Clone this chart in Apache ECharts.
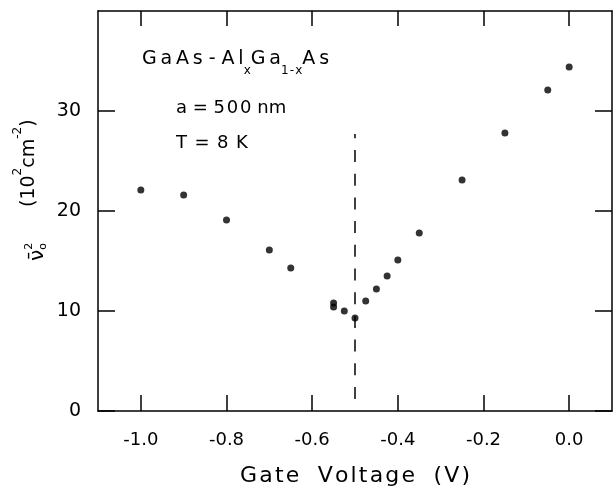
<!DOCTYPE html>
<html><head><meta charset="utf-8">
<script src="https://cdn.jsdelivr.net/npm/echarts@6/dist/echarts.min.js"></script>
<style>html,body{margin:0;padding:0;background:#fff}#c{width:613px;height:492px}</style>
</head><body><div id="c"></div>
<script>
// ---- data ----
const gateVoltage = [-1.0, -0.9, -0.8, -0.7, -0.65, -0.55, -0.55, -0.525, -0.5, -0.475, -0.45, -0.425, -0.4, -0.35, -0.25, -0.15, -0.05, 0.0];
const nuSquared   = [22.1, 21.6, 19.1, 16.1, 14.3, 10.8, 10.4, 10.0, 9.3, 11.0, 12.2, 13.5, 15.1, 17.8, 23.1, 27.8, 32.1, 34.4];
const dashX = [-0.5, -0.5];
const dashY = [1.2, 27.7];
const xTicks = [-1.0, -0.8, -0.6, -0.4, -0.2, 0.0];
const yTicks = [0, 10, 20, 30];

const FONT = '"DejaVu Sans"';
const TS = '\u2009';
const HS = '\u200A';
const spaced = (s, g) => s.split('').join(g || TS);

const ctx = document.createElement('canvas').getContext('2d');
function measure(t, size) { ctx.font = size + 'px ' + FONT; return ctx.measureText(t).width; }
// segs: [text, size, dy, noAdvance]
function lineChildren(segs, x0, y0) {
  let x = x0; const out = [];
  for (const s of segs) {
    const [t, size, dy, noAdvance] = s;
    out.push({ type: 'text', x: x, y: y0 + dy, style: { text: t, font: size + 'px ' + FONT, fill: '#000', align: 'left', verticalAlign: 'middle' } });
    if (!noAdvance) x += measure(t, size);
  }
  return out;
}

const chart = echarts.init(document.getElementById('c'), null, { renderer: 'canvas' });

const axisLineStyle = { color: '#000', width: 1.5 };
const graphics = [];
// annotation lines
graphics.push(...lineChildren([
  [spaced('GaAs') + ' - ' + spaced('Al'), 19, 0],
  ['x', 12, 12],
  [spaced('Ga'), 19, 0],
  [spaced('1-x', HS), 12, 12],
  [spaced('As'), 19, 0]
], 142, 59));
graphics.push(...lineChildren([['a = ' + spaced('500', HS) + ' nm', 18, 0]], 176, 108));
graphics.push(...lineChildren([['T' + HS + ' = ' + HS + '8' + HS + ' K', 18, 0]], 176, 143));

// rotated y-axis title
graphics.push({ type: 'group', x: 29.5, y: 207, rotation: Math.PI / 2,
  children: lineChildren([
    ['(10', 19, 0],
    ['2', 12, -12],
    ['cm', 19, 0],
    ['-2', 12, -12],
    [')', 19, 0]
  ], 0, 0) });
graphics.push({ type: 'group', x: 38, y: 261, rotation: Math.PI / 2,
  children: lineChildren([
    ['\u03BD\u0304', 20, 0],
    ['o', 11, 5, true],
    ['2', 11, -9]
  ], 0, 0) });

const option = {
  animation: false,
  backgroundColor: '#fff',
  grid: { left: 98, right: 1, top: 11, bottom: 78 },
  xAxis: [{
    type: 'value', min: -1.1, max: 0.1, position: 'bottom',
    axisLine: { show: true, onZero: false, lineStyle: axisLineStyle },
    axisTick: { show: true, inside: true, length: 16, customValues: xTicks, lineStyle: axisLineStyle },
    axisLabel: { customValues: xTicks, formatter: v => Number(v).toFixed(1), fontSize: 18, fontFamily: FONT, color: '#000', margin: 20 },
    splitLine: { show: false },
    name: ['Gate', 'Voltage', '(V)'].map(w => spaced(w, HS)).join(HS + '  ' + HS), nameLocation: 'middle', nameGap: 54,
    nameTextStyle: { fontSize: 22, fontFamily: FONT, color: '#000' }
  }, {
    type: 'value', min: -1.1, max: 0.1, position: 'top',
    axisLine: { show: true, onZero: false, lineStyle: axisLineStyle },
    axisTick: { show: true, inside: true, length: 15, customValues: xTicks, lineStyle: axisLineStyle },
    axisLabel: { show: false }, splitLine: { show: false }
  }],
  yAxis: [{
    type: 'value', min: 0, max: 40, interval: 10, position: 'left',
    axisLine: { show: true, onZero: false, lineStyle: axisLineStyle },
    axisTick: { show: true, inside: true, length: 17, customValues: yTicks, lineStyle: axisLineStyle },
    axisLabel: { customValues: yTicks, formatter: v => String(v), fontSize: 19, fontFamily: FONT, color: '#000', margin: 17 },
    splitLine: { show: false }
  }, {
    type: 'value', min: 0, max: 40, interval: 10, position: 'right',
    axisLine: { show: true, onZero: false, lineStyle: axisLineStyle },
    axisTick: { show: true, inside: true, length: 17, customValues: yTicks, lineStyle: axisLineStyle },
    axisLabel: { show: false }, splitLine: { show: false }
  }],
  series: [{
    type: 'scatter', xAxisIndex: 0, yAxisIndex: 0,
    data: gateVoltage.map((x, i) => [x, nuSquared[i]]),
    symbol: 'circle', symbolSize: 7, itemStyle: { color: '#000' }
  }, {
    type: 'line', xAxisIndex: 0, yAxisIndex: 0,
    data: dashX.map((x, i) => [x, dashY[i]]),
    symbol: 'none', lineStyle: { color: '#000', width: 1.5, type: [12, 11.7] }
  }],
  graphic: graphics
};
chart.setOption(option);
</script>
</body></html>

* [Aim]:
Each line of the material must be retyped exactly, except that images are omitted.

* [Correct answer]:
Clone this chart in Apache ECharts.
<!DOCTYPE html>
<html><head><meta charset="utf-8">
<script src="https://cdn.jsdelivr.net/npm/echarts@6/dist/echarts.min.js"></script>
<style>html,body{margin:0;padding:0;background:#fff}#c{width:613px;height:492px}</style>
</head><body><div id="c"></div>
<script>
// ---- data ----
const gateVoltage = [-1.0, -0.9, -0.8, -0.7, -0.65, -0.55, -0.55, -0.525, -0.5, -0.475, -0.45, -0.425, -0.4, -0.35, -0.25, -0.15, -0.05, 0.0];
const nuSquared   = [22.1, 21.6, 19.1, 16.1, 14.3, 10.8, 10.4, 10.0, 9.3, 11.0, 12.2, 13.5, 15.1, 17.8, 23.1, 27.8, 32.1, 34.4];
const dashX = [-0.5, -0.5];
const dashY = [1.2, 27.7];
const xTicks = [-1.0, -0.8, -0.6, -0.4, -0.2, 0.0];
const yTicks = [0, 10, 20, 30];

const FONT = '"DejaVu Sans"';
const TS = '\u2009';
const HS = '\u200A';
const spaced = (s, g) => s.split('').join(g || TS);

const ctx = document.createElement('canvas').getContext('2d');
function measure(t, size) { ctx.font = size + 'px ' + FONT; return ctx.measureText(t).width; }
// segs: [text, size, dy, noAdvance]
function lineChildren(segs, x0, y0) {
  let x = x0; const out = [];
  for (const s of segs) {
    const [t, size, dy, noAdvance] = s;
    out.push({ type: 'text', x: x, y: y0 + dy, style: { text: t, font: size + 'px ' + FONT, fill: '#000', align: 'left', verticalAlign: 'middle' } });
    if (!noAdvance) x += measure(t, size);
  }
  return out;
}

const chart = echarts.init(document.getElementById('c'), null, { renderer: 'canvas' });

const axisLineStyle = { color: '#000', width: 1.5 };
const graphics = [];
// annotation lines
graphics.push(...lineChildren([
  [spaced('GaAs') + ' - ' + spaced('Al'), 19, 0],
  ['x', 12, 12],
  [spaced('Ga'), 19, 0],
  [spaced('1-x', HS), 12, 12],
  [spaced('As'), 19, 0]
], 142, 59));
graphics.push(...lineChildren([['a = ' + spaced('500', HS) + ' nm', 18, 0]], 176, 108));
graphics.push(...lineChildren([['T' + HS + ' = ' + HS + '8' + HS + ' K', 18, 0]], 176, 143));

// rotated y-axis title
graphics.push({ type: 'group', x: 29.5, y: 207, rotation: Math.PI / 2,
  children: lineChildren([
    ['(10', 19, 0],
    ['2', 12, -12],
    ['cm', 19, 0],
    ['-2', 12, -12],
    [')', 19, 0]
  ], 0, 0) });
graphics.push({ type: 'group', x: 38, y: 261, rotation: Math.PI / 2,
  children: lineChildren([
    ['\u03BD\u0304', 20, 0],
    ['o', 11, 5, true],
    ['2', 11, -9]
  ], 0, 0) });

const option = {
  animation: false,
  backgroundColor: '#fff',
  grid: { left: 98, right: 1, top: 11, bottom: 78 },
  xAxis: [{
    type: 'value', min: -1.1, max: 0.1, position: 'bottom',
    axisLine: { show: true, onZero: false, lineStyle: axisLineStyle },
    axisTick: { show: true, inside: true, length: 16, customValues: xTicks, lineStyle: axisLineStyle },
    axisLabel: { customValues: xTicks, formatter: v => Number(v).toFixed(1), fontSize: 18, fontFamily: FONT, color: '#000', margin: 20 },
    splitLine: { show: false },
    name: ['Gate', 'Voltage', '(V)'].map(w => spaced(w, HS)).join(HS + '  ' + HS), nameLocation: 'middle', nameGap: 54,
    nameTextStyle: { fontSize: 22, fontFamily: FONT, color: '#000' }
  }, {
    type: 'value', min: -1.1, max: 0.1, position: 'top',
    axisLine: { show: true, onZero: false, lineStyle: axisLineStyle },
    axisTick: { show: true, inside: true, length: 15, customValues: xTicks, lineStyle: axisLineStyle },
    axisLabel: { show: false }, splitLine: { show: false }
  }],
  yAxis: [{
    type: 'value', min: 0, max: 40, interval: 10, position: 'left',
    axisLine: { show: true, onZero: false, lineStyle: axisLineStyle },
    axisTick: { show: true, inside: true, length: 17, customValues: yTicks, lineStyle: axisLineStyle },
    axisLabel: { customValues: yTicks, formatter: v => String(v), fontSize: 19, fontFamily: FONT, color: '#000', margin: 17 },
    splitLine: { show: false }
  }, {
    type: 'value', min: 0, max: 40, interval: 10, position: 'right',
    axisLine: { show: true, onZero: false, lineStyle: axisLineStyle },
    axisTick: { show: true, inside: true, length: 17, customValues: yTicks, lineStyle: axisLineStyle },
    axisLabel: { show: false }, splitLine: { show: false }
  }],
  series: [{
    type: 'scatter', xAxisIndex: 0, yAxisIndex: 0,
    data: gateVoltage.map((x, i) => [x, nuSquared[i]]),
    symbol: 'circle', symbolSize: 7, itemStyle: { color: '#000' }
  }, {
    type: 'line', xAxisIndex: 0, yAxisIndex: 0,
    data: dashX.map((x, i) => [x, dashY[i]]),
    symbol: 'none', lineStyle: { color: '#000', width: 1.5, type: [12, 11.7] }
  }],
  graphic: graphics
};
chart.setOption(option);
</script>
</body></html>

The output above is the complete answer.